__SUPPLIED MATERIAL__:
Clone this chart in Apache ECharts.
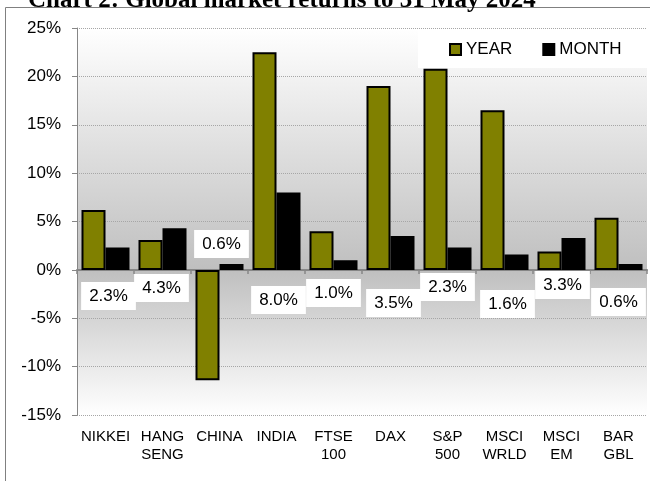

---

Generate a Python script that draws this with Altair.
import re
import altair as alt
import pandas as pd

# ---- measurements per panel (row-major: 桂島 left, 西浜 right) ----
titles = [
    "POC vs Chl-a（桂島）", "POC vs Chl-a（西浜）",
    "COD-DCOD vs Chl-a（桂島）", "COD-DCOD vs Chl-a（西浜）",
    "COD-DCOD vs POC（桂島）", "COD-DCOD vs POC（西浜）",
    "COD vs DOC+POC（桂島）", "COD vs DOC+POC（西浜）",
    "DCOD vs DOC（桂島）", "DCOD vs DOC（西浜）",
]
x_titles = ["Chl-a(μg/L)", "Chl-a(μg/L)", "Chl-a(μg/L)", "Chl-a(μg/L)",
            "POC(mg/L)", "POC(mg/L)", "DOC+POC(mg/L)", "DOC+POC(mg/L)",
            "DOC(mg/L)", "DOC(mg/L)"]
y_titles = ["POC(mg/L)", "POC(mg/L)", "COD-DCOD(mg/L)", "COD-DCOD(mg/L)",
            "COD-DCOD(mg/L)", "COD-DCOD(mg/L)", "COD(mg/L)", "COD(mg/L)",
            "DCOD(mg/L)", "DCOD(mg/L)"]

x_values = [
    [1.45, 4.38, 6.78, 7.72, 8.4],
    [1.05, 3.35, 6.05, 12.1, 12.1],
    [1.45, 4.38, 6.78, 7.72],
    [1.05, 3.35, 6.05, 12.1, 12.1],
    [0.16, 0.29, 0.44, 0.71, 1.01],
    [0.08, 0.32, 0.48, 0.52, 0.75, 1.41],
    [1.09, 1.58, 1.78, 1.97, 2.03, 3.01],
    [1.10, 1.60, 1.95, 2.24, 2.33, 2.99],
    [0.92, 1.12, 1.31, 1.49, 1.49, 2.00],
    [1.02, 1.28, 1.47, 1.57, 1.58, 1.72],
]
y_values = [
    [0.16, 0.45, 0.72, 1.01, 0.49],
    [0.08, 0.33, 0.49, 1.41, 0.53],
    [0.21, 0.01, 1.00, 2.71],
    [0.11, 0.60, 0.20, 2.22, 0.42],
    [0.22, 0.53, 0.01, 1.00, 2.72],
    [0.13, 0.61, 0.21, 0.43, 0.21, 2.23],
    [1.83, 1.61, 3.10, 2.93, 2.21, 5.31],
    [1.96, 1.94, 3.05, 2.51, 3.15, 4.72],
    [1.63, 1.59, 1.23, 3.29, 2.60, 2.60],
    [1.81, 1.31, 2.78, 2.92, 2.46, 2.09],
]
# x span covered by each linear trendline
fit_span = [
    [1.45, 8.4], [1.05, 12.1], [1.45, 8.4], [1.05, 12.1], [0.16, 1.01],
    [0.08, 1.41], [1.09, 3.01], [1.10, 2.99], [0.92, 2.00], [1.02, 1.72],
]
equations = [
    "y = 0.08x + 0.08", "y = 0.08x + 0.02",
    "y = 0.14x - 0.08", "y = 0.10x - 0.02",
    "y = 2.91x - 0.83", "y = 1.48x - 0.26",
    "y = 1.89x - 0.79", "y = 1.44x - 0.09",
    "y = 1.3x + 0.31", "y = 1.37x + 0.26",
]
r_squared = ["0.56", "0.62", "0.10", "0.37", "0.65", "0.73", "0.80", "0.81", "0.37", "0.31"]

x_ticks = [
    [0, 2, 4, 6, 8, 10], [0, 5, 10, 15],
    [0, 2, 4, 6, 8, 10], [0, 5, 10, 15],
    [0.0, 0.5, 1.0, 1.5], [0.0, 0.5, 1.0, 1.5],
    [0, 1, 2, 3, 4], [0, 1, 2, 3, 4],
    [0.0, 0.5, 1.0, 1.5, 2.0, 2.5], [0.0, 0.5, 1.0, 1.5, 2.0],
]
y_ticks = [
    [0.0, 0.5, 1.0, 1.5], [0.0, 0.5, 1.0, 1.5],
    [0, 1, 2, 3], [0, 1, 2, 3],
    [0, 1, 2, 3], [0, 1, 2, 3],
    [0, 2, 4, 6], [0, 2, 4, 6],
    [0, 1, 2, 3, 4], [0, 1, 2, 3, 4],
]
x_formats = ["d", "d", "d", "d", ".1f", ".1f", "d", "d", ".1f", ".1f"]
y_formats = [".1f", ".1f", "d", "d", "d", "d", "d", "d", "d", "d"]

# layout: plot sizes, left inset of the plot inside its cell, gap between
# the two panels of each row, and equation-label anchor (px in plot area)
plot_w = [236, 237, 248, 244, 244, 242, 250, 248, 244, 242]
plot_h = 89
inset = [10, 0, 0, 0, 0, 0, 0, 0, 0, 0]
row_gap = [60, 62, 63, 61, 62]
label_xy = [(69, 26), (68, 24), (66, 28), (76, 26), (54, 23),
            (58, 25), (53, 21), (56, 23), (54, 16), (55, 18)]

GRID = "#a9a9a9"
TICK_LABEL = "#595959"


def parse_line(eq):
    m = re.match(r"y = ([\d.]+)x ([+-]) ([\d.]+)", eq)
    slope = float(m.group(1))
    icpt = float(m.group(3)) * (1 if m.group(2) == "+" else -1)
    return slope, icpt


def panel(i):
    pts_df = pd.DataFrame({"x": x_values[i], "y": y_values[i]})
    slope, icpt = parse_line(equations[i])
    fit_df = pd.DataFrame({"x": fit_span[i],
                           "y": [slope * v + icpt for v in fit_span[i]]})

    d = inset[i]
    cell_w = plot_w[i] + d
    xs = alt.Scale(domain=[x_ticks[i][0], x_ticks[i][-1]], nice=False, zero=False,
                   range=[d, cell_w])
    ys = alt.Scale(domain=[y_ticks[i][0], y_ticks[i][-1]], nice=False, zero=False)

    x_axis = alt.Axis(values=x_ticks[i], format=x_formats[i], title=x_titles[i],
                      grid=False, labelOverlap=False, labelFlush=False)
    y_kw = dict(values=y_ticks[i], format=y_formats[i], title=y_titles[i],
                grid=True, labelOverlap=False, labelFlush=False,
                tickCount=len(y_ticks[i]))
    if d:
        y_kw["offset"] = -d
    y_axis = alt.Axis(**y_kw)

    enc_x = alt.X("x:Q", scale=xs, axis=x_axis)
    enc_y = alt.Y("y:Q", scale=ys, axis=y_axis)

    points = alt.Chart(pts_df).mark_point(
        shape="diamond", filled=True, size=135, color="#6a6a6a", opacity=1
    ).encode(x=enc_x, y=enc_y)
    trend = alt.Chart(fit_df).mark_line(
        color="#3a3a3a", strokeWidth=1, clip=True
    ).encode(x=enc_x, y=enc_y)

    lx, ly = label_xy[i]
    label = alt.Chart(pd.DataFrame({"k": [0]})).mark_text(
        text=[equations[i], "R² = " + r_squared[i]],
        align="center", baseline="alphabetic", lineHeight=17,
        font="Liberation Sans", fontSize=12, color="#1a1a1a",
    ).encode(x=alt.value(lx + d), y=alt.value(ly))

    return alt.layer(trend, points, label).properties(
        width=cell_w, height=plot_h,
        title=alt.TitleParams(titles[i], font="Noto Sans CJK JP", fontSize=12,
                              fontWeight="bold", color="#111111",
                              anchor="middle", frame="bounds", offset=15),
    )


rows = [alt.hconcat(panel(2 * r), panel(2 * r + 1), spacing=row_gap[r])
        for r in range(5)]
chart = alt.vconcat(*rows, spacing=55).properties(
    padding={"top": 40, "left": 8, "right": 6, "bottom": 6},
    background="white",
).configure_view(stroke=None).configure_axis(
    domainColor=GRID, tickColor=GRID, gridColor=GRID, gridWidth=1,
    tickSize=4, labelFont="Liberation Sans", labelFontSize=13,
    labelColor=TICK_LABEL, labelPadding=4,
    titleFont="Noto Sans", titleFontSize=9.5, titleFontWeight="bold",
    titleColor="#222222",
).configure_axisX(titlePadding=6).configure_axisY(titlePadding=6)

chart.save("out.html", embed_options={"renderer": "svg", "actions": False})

__AIM__:
For each line of the entries that includes "this", show that line.

__REPLY TO THE TASK__:
Clone this chart in Apache ECharts.
Generate a Python script that draws this with Altair.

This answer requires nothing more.